High-Quality Corporate Bonds Look Alluring

The Markit iBoxx USD Liquid Investment Grade Index is essentially flat since the start of 2024. While that trails the slight gain notched by the Bloomberg U.S. Aggregate Bond Index, some experts believe investment-grade corporate bonds remain an opportunity-rich corner of the fixed income market.

Should that thesis be validated, it could boost exchange traded funds such as the WisdomTree U.S. Short Term Corporate Bond Fund (SFIG). Broadly speaking, in the first half of 2024, corporate debt outperformed Treasurys. However, much of that gap was attributable to riskier corners of the corporate bond market. Those include bank loans and other high-yield fare.

Where things get interesting for investment-grade options such as SFIG is that credit spreads are narrowing. This is implying junk-rated corporates are offering less cushion for the added risk. One takeaway from that is there are hurdles facing lower-quality corporate bonds when it comes to notably outperforming U.S. government debt. However, such headwinds might not be applicable to SFIG.

Evaluating SFIG’s Near-Term Potential

Bond’s should be viewed as long-term investments. That's true of SFIG, it could hold some near-term allure particularly when yields remain enticing on investment-grade corporates.
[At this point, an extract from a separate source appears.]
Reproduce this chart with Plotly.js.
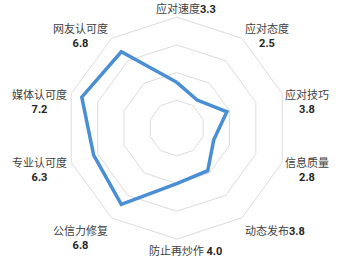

“Investment-grade corporate bonds remain attractive given their average yields of 5% or more. We continue to suggest investors gradually extend duration with intermediate-term bonds, and investment-grade corporate bonds can make sense as investors can earn similar, or even higher, yields than with short-term alternatives,” noted Collin Martin of Charles Schwab.

For its part, SFIG, which turned eight years old in April, sports a 30-day SEC yield of 5%, according to issuer data. That’s impressive when considering more than 47% of the ETF’s holdings are rated AAA, AA, or A. It is perhaps even more appealing when accounting for an effective duration of just 2.64 years.